On Sun, 21 Feb 2010 20:03:52 +0000 (UTC), Steve Pope wrote:

> Sqwertz > wrote:
>
>>The best blue, IMO, comes from Ireland - Cashel blue.

>
> I happen to really like Cashel also. I think it travels better
> than Stilton, which isn't really impressive until it ages
> to total ripeness on a whole-wheel basis.


The imported ripe cheese used to be like $12-$15 7-10 years ago.
Now I can't find anything less than $24.99. Cashel is the exception
when found at my "non-gourmet" store at $23.95.
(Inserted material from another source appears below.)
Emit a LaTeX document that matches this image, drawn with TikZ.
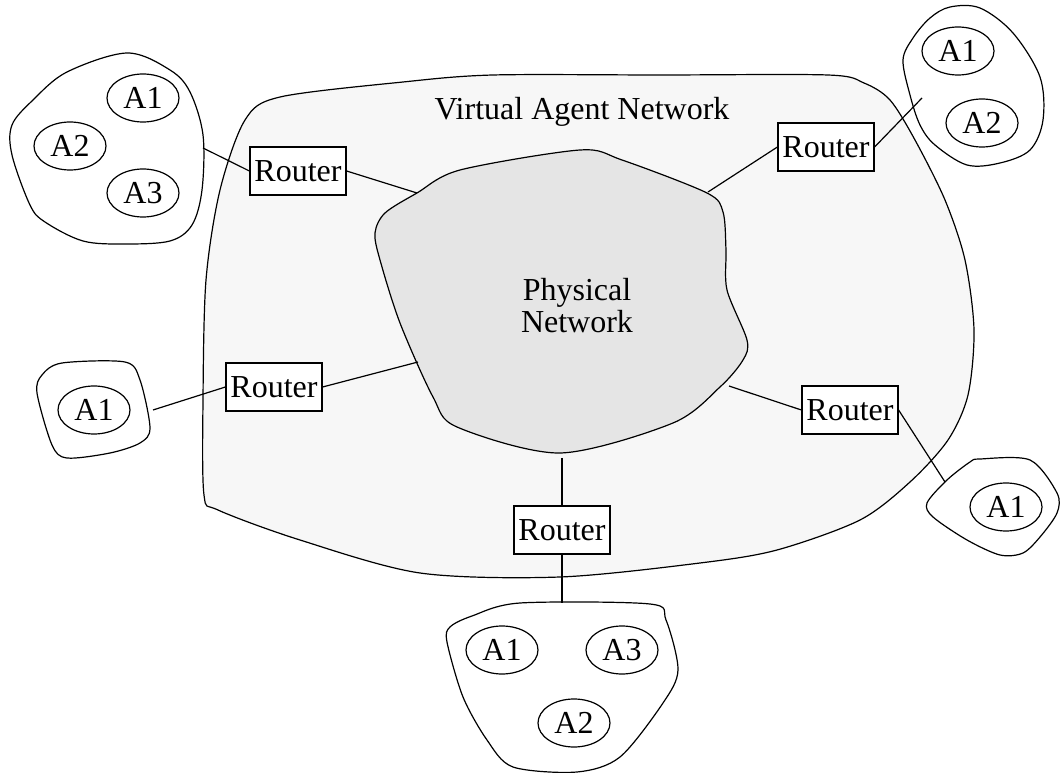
\documentclass[tikz,border=0pt]{standalone}
\usepackage{fontspec}
\setmainfont{Liberation Serif}
\usetikzlibrary{shapes.geometric}
\begin{document}
\begin{tikzpicture}[x=0.75pt,y=-0.75pt,line width=0.9pt,
  txt/.style={font=\fontsize{24}{24}\selectfont},
  router/.style={draw,fill=white,txt,minimum width=72pt,minimum height=36pt,inner sep=0pt},
  agent/.style={draw,ellipse,txt,minimum width=54pt,minimum height=36pt,inner sep=0pt}]
\useasboundingbox (0,0) rectangle (1061,773);
% Virtual agent network
\draw[fill={rgb,255:red,247;green,247;blue,247}] plot[smooth cycle,tension=0.5] coordinates {
 (204,495) (203,400) (206,280) (220,190) (245,120) (280,97) (403,82) (493,75)
 (660,75) (828,75) (864,83) (890,100) (915,140) (945,200) (965,260) (974,330)
 (968,395) (948,440) (910,482) (860,520) (777,550) (700,563) (560,577) (420,573)
 (300,540) (218,510)};
\node[txt] (van) at (582,112) {Virtual Agent Network};
% Physical network
\draw[fill={rgb,255:red,229;green,229;blue,229}] plot[smooth cycle,tension=0.5] coordinates {
 (375,233) (385,213) (417,193) (460,170) (580,150) (622,160) (707,193) (723,212)
 (726,250) (727,290) (747,340) (743,360) (720,387) (673,423) (560,453) (457,427)
 (433,397) (400,323) (380,260)};
\node[txt,align=center] (pn) at (577,306) {Physical\\Network};
\coordinate (p1) at (417,193);
\coordinate (p2) at (708,192);
\coordinate (p3) at (418,362);
\coordinate (p4) at (729,386);
\coordinate (p5) at (562,458);
% clusters
\draw plot[smooth cycle,tension=0.55] coordinates {
 (127,53) (170,70) (190,92) (203,135) (202,190) (192,225) (170,241) (125,244)
 (83,241) (45,222) (30,205) (12,155) (12,125) (33,100) (67,72)};
\draw plot[smooth cycle,tension=0.55] coordinates {
 (950,7) (980,8) (1013,33) (1040,77) (1043,120) (1030,150) (1000,163) (967,165)
 (935,145) (920,125) (910,95) (903,60) (913,38) (930,18)};
\draw plot[smooth cycle,tension=0.5] coordinates {
 (62,363) (125,362) (140,380) (150,428) (140,443) (110,453) (67,458) (52,445)
 (37,393) (42,375)};
\draw plot[smooth cycle,tension=0.5] coordinates {
 (927,503) (947,480) (970,462) (980,459) (1030,460) (1057,493) (1057,513)
 (1040,537) (1023,553) (1000,555) (967,540) (933,517)};
\draw plot[smooth cycle,tension=0.5] coordinates {
 (450,627) (472,616) (520,603) (650,604) (666,620) (678,670) (663,703) (620,757)
 (577,772) (513,767) (487,740) (463,697) (447,642)};
\coordinate (c1) at (203,148);
\coordinate (c2) at (922,98);
\coordinate (c3) at (153,410);
\coordinate (c4) at (945,482);
\coordinate (c5) at (562,603);
% agents
\node[agent] (tlA1) at (143,98) {A1};
\node[agent] (tlA2) at (70,146) {A2};
\node[agent] (tlA3) at (143,193) {A3};
\node[agent] (trA1) at (958,51) {A1};
\node[agent] (trA2) at (982,123) {A2};
\node[agent] (lA1) at (94,410) {A1};
\node[agent] (rA1) at (1006,507) {A1};
\node[agent] (bA1) at (502,650) {A1};
\node[agent] (bA3) at (622,650) {A3};
\node[agent] (bA2) at (574,723) {A2};
% routers
\node[router] (r1) at (298,171) {Router};
\node[router] (r2) at (826,147) {Router};
\node[router] (r3) at (274,387) {Router};
\node[router] (r4) at (850,410) {Router};
\node[router] (r5) at (562,530) {Router};
% links
\draw (c1) -- (r1.west);
\draw (r1.east) -- (p1);
\draw (p2) -- (r2.west);
\draw (r2.east) -- (c2);
\draw (c3) -- (r3.west);
\draw (r3.east) -- (p3);
\draw (p4) -- (r4.west);
\draw (r4.east) -- (c4);
\draw (p5) -- (r5.north);
\draw (r5.south) -- (c5);
\end{tikzpicture}
\end{document}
It's all artificial pricing. Bush Jr and Sr are adept in the Lobby
Game. They have imposed ridiculous taxes on European products in
retaliation for anything that their Lobby's care to scratch.
Roquefort is $35/lb here now.

<http://www.washingtonpost.com/wp-dyn/content/article/2009/01/28/AR2009012804071.html?hpid=topnews>

It's these "thugs" and "scroundrels" that Stack was talking about in
his suicide letter. We're paying the government through our ears in
more ways than one. The lobbyists pay them to impose the tax, and I
get to pay them after they impose the unnecessary tax. Imagine the
economy if the government weren't so corrupt.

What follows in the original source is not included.